# Good places for amp repair in Toronto?



## Fuzzy Picklez (Apr 20, 2011)

Hey guys,

I've got an old Traynor YBA-1 that's acting up a bit lately, and I'd like to get it looked at, and repaired by someone who really knows what they're doing. Does anyone have any good recommendations for repairmen in Toronto? I know there has to be lots, but I've never had any amp work done in Toronto.

Someone with a quick turnover time is a plus too. I'd ideally like it to be gone for no more than a week or two. Wishful thinking, I know, but it's main amp right now, and my band is getting ready to record, so I need it sooner than later. 

Can anyone help me out with some suggestions?

Thanks.


----------



## LowWatt (Jun 27, 2007)

Superfuzz Audio&mdash;Pro Guitar & Amp Repair in the heart of Toronto Tim Dudley, former long-time tech at Songbird Music. Great prices and turn around. Knows vintage Traynors cold.


----------



## Fuzzy Picklez (Apr 20, 2011)

LowWatt said:


> Superfuzz Audio&mdash;Pro Guitar & Amp Repair in the heart of Toronto Tim Dudley, former long-time tech at Songbird Music. Great prices and turn around. Knows vintage Traynors cold.


Cool okay. I've pretty much gotten the vibe they're the best in town, but I was curious if there were other options I should consider. I've good things about the repairs at capsule, but only from one dude. I've had work done by Zak, from electric standard, so I already know the place is good.

Thanks.


----------



## TheRumRunner (Sep 29, 2011)

What are the symptoms? It might be a quick and easy fix that you could do yourself.

DW


----------



## Fuzzy Picklez (Apr 20, 2011)

TheRumRunner said:


> What are the symptoms? It might be a quick and easy fix that you could do yourself.
> 
> DW


It's just really quite and doesn't sound like it should.
I'd honestly rather just have it looked at, since I don't really like poking about big electrical things.


----------



## amp boy (Apr 23, 2009)

Faracaster on here will know the Pete i'm talking about....He does amp work in Scarbourgh......His shop starts with an R i think, i can't recall.
oooooooooo what am i good for.


----------



## mario (Feb 18, 2006)

A few years back I had some repairs done by John Fletcher.
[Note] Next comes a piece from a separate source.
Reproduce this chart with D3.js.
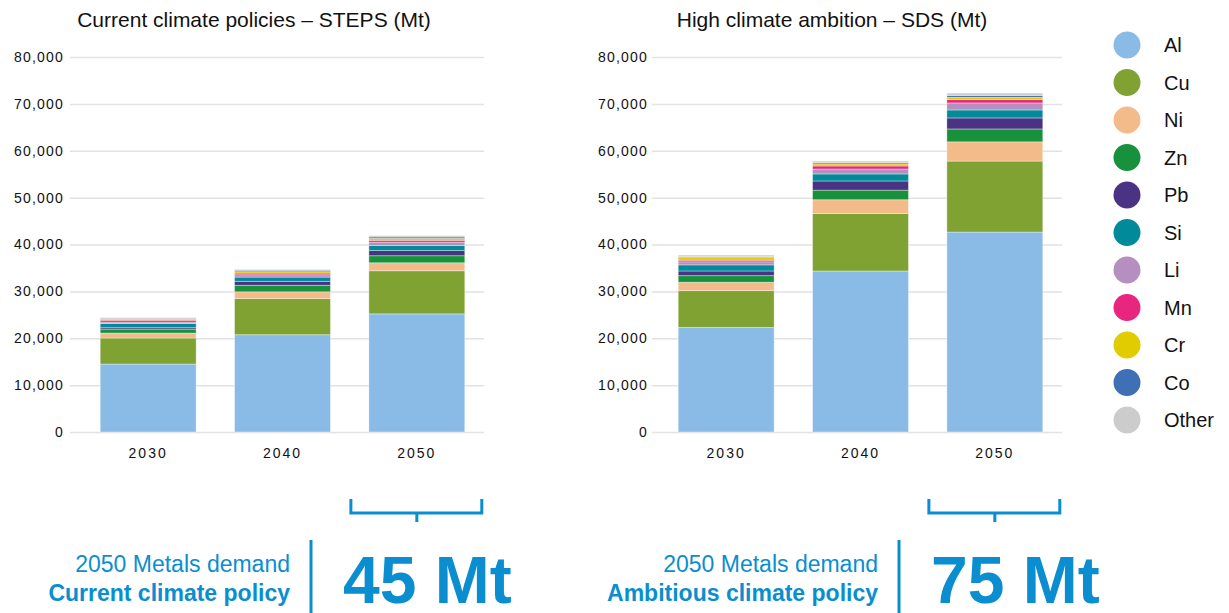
<!DOCTYPE html>
<html>
<head>
<meta charset="utf-8">
<script src="https://cdn.jsdelivr.net/npm/d3@7"></script>
<style>
  html, body { margin: 0; padding: 0; background: #fff; }
  svg { display: block; font-family: "Liberation Sans", Arial, sans-serif; }
</style>
</head>
<body>
<svg id="chart" width="1229" height="613"></svg>
<script>
// Metal demand (Mt) by year, stacked bottom to top in the order of `metals`
const years = ["2030", "2040", "2050"];
const metals = ["Al", "Cu", "Ni", "Zn", "Pb", "Si", "Li", "Mn", "Cr", "Co", "Other"];
const metalColors = ["#8abbe6", "#80a232", "#f3bb8a", "#18913c", "#4b3384", "#008a9a",
                     "#b48fc0", "#e8267f", "#e0cc00", "#3f6fb5", "#cccccc"];

const steps2030 = [14500, 5550, 1050, 850, 300, 900, 300, 400, 150, 100, 300];
const steps2040 = [20750, 7700, 1450, 1400, 850, 900, 500, 350, 300, 300, 200];
const steps2050 = [25200, 9200, 1700, 1500, 1100, 1100, 700, 400, 400, 300, 300];

const sds2030 = [22300, 7850, 1800, 1400, 1000, 1300, 650, 350, 600, 150, 350];
const sds2040 = [34350, 12250, 2950, 2050, 1950, 1500, 1050, 650, 450, 250, 350];
const sds2050 = [42650, 15150, 4100, 2750, 2350, 1700, 1500, 700, 500, 400, 500];

const yTicks = [0, 10000, 20000, 30000, 40000, 50000, 60000, 70000, 80000];
const panelTitles = ["Current climate policies – STEPS (Mt)", "High climate ambition – SDS (Mt)"];
const headlineTotals = [45, 75];
const headlineLines = [["2050 Metals demand", "Current climate policy"],
                       ["2050 Metals demand", "Ambitious climate policy"]];

const blue = "#0a8ecf";
const svg = d3.select("#chart");

function toRows(series) {
  return years.map((yr, i) => {
    const row = { year: yr };
    metals.forEach((m, j) => { row[m] = series[i][j]; });
    return row;
  });
}

const panels = [
  { rows: toRows([steps2030, steps2040, steps2050]), left: 81, right: 484, gridLeft: 70, labelRight: 64, titleX: 254, divX: 311 },
  { rows: toRows([sds2030, sds2040, sds2050]), left: 659, right: 1062, gridLeft: 652, labelRight: 648, titleX: 832, divX: 899 }
];

const y = d3.scaleLinear().domain([0, 80000]).range([432, 57]);
const color = d3.scaleOrdinal().domain(metals).range(metalColors);
const stack = d3.stack().keys(metals);

panels.forEach((p, pi) => {
  const g = svg.append("g");
  const x = d3.scaleBand().domain(years).range([p.left, p.right]).paddingInner(0.286).paddingOuter(0.143);

  // gridlines + y labels
  const yAxis = d3.axisLeft(y).tickValues(yTicks).tickSize(-(p.right - p.gridLeft))
    .tickFormat(d3.format(",")).tickPadding(0);
  const ya = g.append("g").attr("transform", `translate(${p.gridLeft},0)`).call(yAxis);
  ya.select(".domain").remove();
  ya.selectAll(".tick line").attr("stroke", "#e2e2e2").attr("stroke-width", 1.5);
  ya.selectAll(".tick text")
    .attr("x", -(p.gridLeft - p.labelRight))
    .attr("font-size", 14).attr("letter-spacing", "1.2px")
    .attr("fill", "#111").attr("font-family", "Liberation Sans, Arial, sans-serif");

  // stacked bars
  const series = stack(p.rows);
  g.append("g").selectAll("g").data(series).join("g")
    .attr("fill", d => color(d.key))
    .selectAll("rect").data(d => d).join("rect")
    .attr("x", d => x(d.data.year))
    .attr("width", x.bandwidth())
    .attr("y", d => y(d[1]))
    .attr("height", d => y(d[0]) - y(d[1]))
    .attr("stroke", "rgba(255,255,255,0.45)").attr("stroke-width", 0.8);

  // x labels
  const xAxis = d3.axisBottom(x).tickSize(0).tickPadding(0);
  const xa = g.append("g").attr("transform", `translate(0,${y(0)})`).call(xAxis);
  xa.select(".domain").remove();
  xa.selectAll(".tick text").attr("dy", 26).attr("font-size", 14).attr("letter-spacing", "2px")
    .attr("fill", "#111").attr("font-family", "Liberation Sans, Arial, sans-serif");

  // title
  g.append("text").attr("x", p.titleX).attr("y", 27).attr("text-anchor", "middle")
    .attr("font-size", 21).attr("fill", "#111").text(panelTitles[pi]);

  // bracket over the 2050 bar
  const bx0 = x("2050") - 18, bx1 = x("2050") + x.bandwidth() + 17;
  const bc = x("2050") + x.bandwidth() / 2;
  g.append("path")
    .attr("d", `M${bx0},499 V513 H${bx1} V499 M${bc},513 V522`)
    .attr("fill", "none").attr("stroke", blue).attr("stroke-width", 3);

  // headline block
  g.append("line").attr("x1", p.divX).attr("x2", p.divX).attr("y1", 540).attr("y2", 613)
    .attr("stroke", blue).attr("stroke-width", 3);
  g.append("text").attr("x", p.divX - 21).attr("y", 572).attr("text-anchor", "end")
    .attr("font-size", 23).attr("fill", blue).text(headlineLines[pi][0]);
  g.append("text").attr("x", p.divX - 21).attr("y", 601).attr("text-anchor", "end")
    .attr("font-size", 23).attr("font-weight", "bold").attr("fill", blue).text(headlineLines[pi][1]);
  g.append("text").attr("x", p.divX + 32).attr("y", 603)
    .attr("font-size", 66).attr("font-weight", "bold").attr("fill", blue)
    .text(`${headlineTotals[pi]} Mt`);
});

// legend
const legend = svg.append("g").selectAll("g").data(metals).join("g")
  .attr("transform", (d, i) => `translate(1127,${45 + i * 37.5})`);
legend.append("circle").attr("r", 13.5).attr("fill", d => color(d));
legend.append("text").attr("x", 37).attr("dy", "0.36em").attr("font-size", 20)
  .attr("fill", "#111").text(d => d);
</script>
</body>
</html>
Excellent amp tech and a nice guy. I believe you can get in touch with him thru 12th Fret. Highly recommended.


----------



## BEMUSofNrthAmra (Jun 9, 2012)

Glen C. Morris of Morris amps in Welland, Ontario. A genius who can fix anything.


----------



## Lance Romance (Jun 4, 2009)

Either John Fletcher at Ringworld or Pete Medvick. Both in the Beach, both know Traynor stuff cold.


----------



## faracaster (Mar 9, 2006)

Fletcher and Dudley are great but frankly, Pete Medvick is who I would recommend. Pete goes back to the old Power Supply on O'Connor. Is now building his own amps too (which are KILLER....I have two of them).
PM me for his phone #
Cheers
pete


----------



## GTmaker (Apr 24, 2006)

faracaster said:


> Fletcher and Dudley are great but frankly, Pete Medvick is who I would recommend. Pete goes back to the old Power Supply on O'Connor. Is now building his own amps too (which are KILLER....I have two of them).
> PM me for his phone #
> Cheers
> pete


I still have 2 JBL radial horns and 2 JBL 15" bass speakers that I bought from Power Supply on O'Connor...
Had to mention it cause just reading the name brought a smile to my face...thanks for the memories.


----------



## butterknucket (Feb 5, 2006)

The Bloor Long and McQuade fix old Traynors.


----------